Kini di 2024 kayaknya perlu melakukan kembali pelatihan pelatihan pembinaan anggota berkolaborasi dengan dana aspirasi dewan sehingga semakin banyak iron stock yang siap tampil menjadi Muslim Negarawan yang bisa menerjemahkan nilai-nilai dakwah dalam berbangsa dan bernegara. Bagaimana objektifikasi nilai-nilai yang diyakini sebagai bekal untuk memimpin bangsa dan negara.

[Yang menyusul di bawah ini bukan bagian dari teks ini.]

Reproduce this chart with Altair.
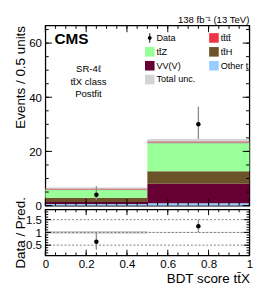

Sehingga anggota organisasi ini semakin lincah tampil trampil dan trengginas migunani tumraping liyan bisa berkolaborasi dengan organisasi besar Muhammadiyah yang lahir tahun 1912 dan Nahdhatul Ulama yang lahir tahun 1926.

Betapapun PKS hanyalah cicit atau buyut dari dua organisasi besar tersebut. Sehingga harus bisa mikul dhuwur mendhem jero kehormatan para leluhur. PKS memang gerakan dakwah yang mewujud dalam partai politik karenanya mestinya bisa beradaptasi dengan NU dan Muhammadiyah agar tidak menjadi mazhab tersendiri “agama PKS”.

Di moment Idul Fitri 1445 H sekaligus refleksi 22 tahun ini sangat tepat PKS merakit kebersamaan dengan semua elemen wabil khusus NU-Muhammadiyah (bukan karena mau Pilkada) namun semata-mata karena anggota PKS ingin menjadi makmum dari para guru dan ulama bangsa. Kalau kemudian dipercaya menjadi imam pun sudah menyatu jiwa dengan umat dan rakyat. Jangan sampai PKS menjadi agama baru alias agama PKS. Jangan pula anggota PKS membawa pemahaman mazhab kelima. Cukuplah dengan empat mazhab untuk diikuti salah satunya.

Barangkali anggota PKS punya kemajuan di beberapa sisi misalnya lembaga pendidikan terpadu dll namun penulis menyadari bahwa untuk membangun negeri harus belajar berpikir dan berjiwa besar serta senantiasa berkolaborasi dengan semua elemen bangsa.

Karenanya…

Kalau mau ingin cepat sampai berlarilah seorang diri, kalau ingin besar dan kuat, mari berjalan bersama-sama.

Sudah saatnya kita senantiasa…

“Bersatu dalam aqidah. Berjamaah dalam ibadah. Toleransi dalam khilafiyah. Konsisten dalam berdakwah. Santun dalam muamalah.”